Garden Update: A Lovely Surprise!


After being out of town for the weekend, I was really anxious to get back and check on my garden.  Did my brother remember to water my seedlings?  Did anything succumb to the heat?  Did anything change?  Once I got home, I decided to wait until sundown to go take a look at things - 114° is not my ideal "play in the dirt" temperature.  I grabbed a blank growth chart, a measuring tape and my camera.  While digging through the leaves of each plant to measure their heights, I noticed something on one of my green bean plants...

A green bean pod!!!

It was huge!  I couldn't believe that this little plant (only about 4" tall) had a green bean pod just as big dangling from one of its limbs!  I wasn't sure if I should leave it or harvest it.  After taking pictures, BF convinced me to pluck it, after all "the point of planting a vegetable garden is to be able to eat the vegetables."  So I pulled it off the plant.  My family was really excited; between the radishes and now the solitary green bean, I really was beginning to look like a real gardener!  I decided to share my spoils and cut the bean in to four pieces.  It was delicious!  It was crisp, and full of flavor.  I bet I couldn't buy that kind of freshness anywhere, no matter how "organic" or "fresh" the store claims to be.

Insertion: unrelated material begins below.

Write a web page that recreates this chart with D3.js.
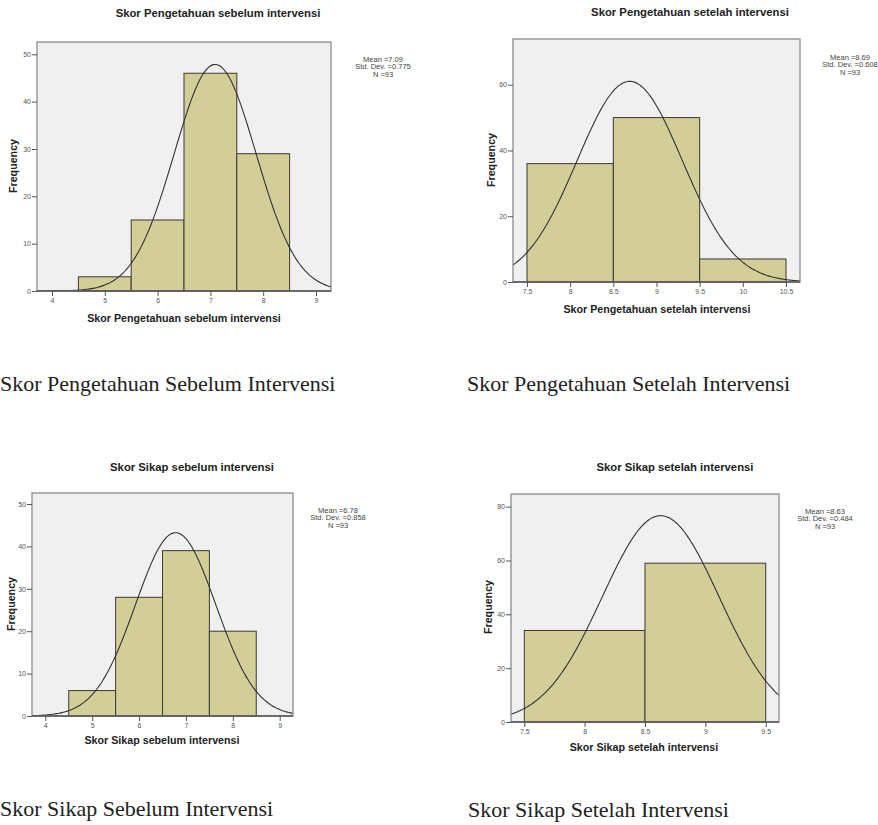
<!DOCTYPE html>
<html>
<head>
<meta charset="utf-8">
<script src="https://cdn.jsdelivr.net/npm/d3@7"></script>
<style>
  body { margin: 0; background: #fff; }
  svg { display: block; }
</style>
</head>
<body>
<svg id="chart" width="878" height="825"></svg>
<script>
// ---- data ----
const titles = [
  "Skor Pengetahuan sebelum intervensi",
  "Skor Pengetahuan setelah intervensi",
  "Skor Sikap sebelum intervensi",
  "Skor Sikap setelah intervensi"
];
const captions = [
  "Skor Pengetahuan Sebelum Intervensi",
  "Skor Pengetahuan Setelah Intervensi",
  "Skor Sikap Sebelum Intervensi",
  "Skor Sikap Setelah Intervensi"
];
// bin centres (bin width 1) and counts
const binsPengSebelum = [5, 6, 7, 8];
const countsPengSebelum = [3, 15, 46, 29];
const binsPengSetelah = [8, 9, 10];
const countsPengSetelah = [36, 50, 7];
const binsSikapSebelum = [5, 6, 7, 8];
const countsSikapSebelum = [6, 28, 39, 20];
const binsSikapSetelah = [8, 9];
const countsSikapSetelah = [34, 59];

const means = [7.09, 8.69, 6.78, 8.63];
const stdDevs = [0.775, 0.608, 0.858, 0.484];
const nValues = [93, 93, 93, 93];
const meanLabels = ["7.09", "8.69", "6.78", "8.63"];
const sdLabels = ["0.775", "0.608", "0.858", "0.484"];

const xTicks = [
  [4, 5, 6, 7, 8, 9],
  [7.5, 8, 8.5, 9, 9.5, 10, 10.5],
  [4, 5, 6, 7, 8, 9],
  [7.5, 8, 8.5, 9, 9.5]
];
const yTicks = [
  [0, 10, 20, 30, 40, 50],
  [0, 20, 40, 60],
  [0, 10, 20, 30, 40, 50],
  [0, 20, 40, 60, 80]
];
const xDomains = [[3.716, 9.284], [7.338, 10.662], [3.716, 9.284], [7.39, 9.61]];
const yDomains = [[0, 52.6], [0, 73.9], [0, 52.6], [0, 84.7]];

const bins = [binsPengSebelum, binsPengSetelah, binsSikapSebelum, binsSikapSetelah];
const counts = [countsPengSebelum, countsPengSetelah, countsSikapSebelum, countsSikapSetelah];

// ---- layout (pixel boxes of each panel) ----
const layout = [
  { l: 37, r: 331, t: 42, b: 291, titleX: 218, titleY: 17, xlabX: 184, xlabY: 322, ylabX: 14, ylabY: 166, statX: 383, statY: 60, capX: 0, capY: 391 },
  { l: 513, r: 800, t: 39, b: 282, titleX: 690, titleY: 16, xlabX: 657, xlabY: 313, ylabX: 492, ylabY: 160, statX: 850, statY: 58, capX: 467, capY: 391 },
  { l: 32, r: 293, t: 493, b: 716, titleX: 192, titleY: 471, xlabX: 162, xlabY: 744, ylabX: 12, ylabY: 604, statX: 338, statY: 511, capX: 0, capY: 816 },
  { l: 511, r: 779, t: 494, b: 722, titleX: 675, titleY: 471, xlabX: 644, xlabY: 751, ylabX: 489, ylabY: 607, statX: 825, statY: 512, capX: 468, capY: 817 }
];

const svg = d3.select("#chart");
const sans = "Arial, 'Liberation Sans', Helvetica, sans-serif";

layout.forEach((L, i) => {
  const g = svg.append("g");
  const x = d3.scaleLinear().domain(xDomains[i]).range([L.l, L.r]);
  const y = d3.scaleLinear().domain(yDomains[i]).range([L.b, L.t]);

  // plot background
  g.append("rect")
    .attr("x", L.l).attr("y", L.t)
    .attr("width", L.r - L.l).attr("height", L.b - L.t)
    .attr("fill", "#f0f0f0");

  // bars
  const data = bins[i].map((c, j) => ({ c, n: counts[i][j] }));
  g.selectAll(".bar")
    .data(data)
    .enter()
    .append("rect")
    .attr("class", "bar")
    .attr("x", d => x(d.c - 0.5))
    .attr("y", d => y(d.n))
    .attr("width", d => x(d.c + 0.5) - x(d.c - 0.5))
    .attr("height", d => y(0) - y(d.n))
    .attr("fill", "#d3ce98")
    .attr("stroke", "#3a3a30")
    .attr("stroke-width", 1);

  // normal curve, N * binwidth * pdf
  const clipId = "clip" + i;
  g.append("clipPath").attr("id", clipId)
    .append("rect")
    .attr("x", L.l).attr("y", L.t)
    .attr("width", L.r - L.l).attr("height", L.b - L.t);
  const mu = means[i], sd = stdDevs[i], n = nValues[i];
  const pdf = v => n / (sd * Math.sqrt(2 * Math.PI)) * Math.exp(-0.5 * ((v - mu) / sd) ** 2);
  const xs = d3.range(0, 201).map(k => xDomains[i][0] + (xDomains[i][1] - xDomains[i][0]) * k / 200);
  g.append("path")
    .datum(xs)
    .attr("clip-path", `url(#${clipId})`)
    .attr("fill", "none")
    .attr("stroke", "#333")
    .attr("stroke-width", 1.1)
    .attr("d", d3.line().x(v => x(v)).y(v => y(pdf(v))).curve(d3.curveBasis));

  // frame
  g.append("rect")
    .attr("x", L.l).attr("y", L.t)
    .attr("width", L.r - L.l).attr("height", L.b - L.t)
    .attr("fill", "none")
    .attr("stroke", "#8c8c8c")
    .attr("stroke-width", 1.3);
  g.append("line")
    .attr("x1", L.l).attr("x2", L.r)
    .attr("y1", L.b).attr("y2", L.b)
    .attr("stroke", "#555").attr("stroke-width", 1.3);

  // axes
  const xAxis = g.append("g")
    .attr("transform", `translate(0,${L.b})`)
    .call(d3.axisBottom(x).tickValues(xTicks[i]).tickFormat(d => String(d)).tickSize(5).tickPadding(2));
  const yAxis = g.append("g")
    .attr("transform", `translate(${L.l},0)`)
    .call(d3.axisLeft(y).tickValues(yTicks[i]).tickFormat(d => String(d)).tickSize(5).tickPadding(1));
  [xAxis, yAxis].forEach(a => {
    a.select(".domain").remove();
    a.selectAll("line").attr("stroke", "#555");
    a.selectAll("text").attr("fill", "#555").style("font-family", sans).style("font-size", "7px");
  });

  // titles and labels
  g.append("text")
    .attr("x", L.titleX).attr("y", L.titleY)
    .attr("text-anchor", "middle")
    .style("font-family", sans).style("font-size", "11.3px").style("font-weight", "bold")
    .attr("fill", "#222")
    .text(titles[i]);
  g.append("text")
    .attr("x", L.xlabX).attr("y", L.xlabY)
    .attr("text-anchor", "middle")
    .style("font-family", sans).style("font-size", "10.7px").style("font-weight", "bold")
    .attr("fill", "#222")
    .text(titles[i]);
  g.append("text")
    .attr("transform", `translate(${L.ylabX},${L.ylabY}) rotate(-90)`)
    .attr("text-anchor", "middle")
    .attr("dominant-baseline", "middle")
    .style("font-family", sans).style("font-size", "10.7px").style("font-weight", "bold")
    .attr("fill", "#222")
    .text("Frequency");

  // stats box
  const stats = ["Mean =" + meanLabels[i], "Std. Dev. =" + sdLabels[i], "N =" + nValues[i]];
  g.selectAll(".stat")
    .data(stats)
    .enter()
    .append("text")
    .attr("x", L.statX)
    .attr("y", (d, k) => L.statY + k * 7.5)
    .attr("text-anchor", "middle")
    .attr("dominant-baseline", "middle")
    .style("font-family", sans).style("font-size", "7.5px")
    .attr("fill", "#444")
    .text(d => d);

  // caption under each chart
  svg.append("text")
    .attr("x", L.capX).attr("y", L.capY)
    .style("font-family", "'Liberation Serif', 'Times New Roman', serif")
    .style("font-size", "22px")
    .attr("fill", "#222")
    .text(captions[i]);
});
</script>
</body>
</html>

My mom and Grif didn't get a bite, but I promised them the first of whatever I harvested next.  Griffin then started asking about the carrots, "that one plant is about 20" tall, do you think it's ready?"  Only one way to find out...  My heart broke a little.  The carrots took to sprout and begin to grow, and now I was actually going to pull my tallest one.  but, I did, and whatdaya know?  There were three baby orange surprises!  We washed them off, and again shared them.  Holy cow, they were so tasty!

I am so excited that I am learning (yes still learning) this skill, and that after a few months of constant attention, I am seeing my work start to pay off.  I am also learning that I can wait longer for crops to mature, and that I need to be constantly planting root/tuber crops.  Now that I've pulled a carrot, it would be nice to have another seedling to put in its place.  I think I need to invest in some indoor growing equipment, so that I can germinate and sprout year round.

In other news...

I have about seven bell pepper plants still in peat pots.  Yesterday, they looked about ready to get into the ground.  Since I only had five squares available, I transplanted the biggest five into my bed, and gave BF the other two to plant on his balcony garden.  I also transplanted three more lettuce plants to an empty square.  The rest are still too small, but I'm hoping that with the shade of the green bean plants, they will make it through the summer without going to bolt

Bell Pepper seedlings ready to be transplanted

A look at their new home

I added about 1 tsp of rock dust minerals to each hole

Next I added about 1/4 tsp of mycorrhizae to each hole

The finished product of a transplant!

Speaking of bolting...  I lost my spinach this weekend.  All of it.  Including the seedlings still in the peat cups.  I'm a little sad, but I know that spinach is a cold weather crop, and I didn't really expect it to make it through the summer.  So, I pulled up all 10 spinach plants and threw them into the compost bin.

See how the once large-fluffy-normal spinach leaves (now yellow) have been replaced by smaller-thinner-pointy leaves?  Also notice the hard stalks growing up the center of each plant?  Sad.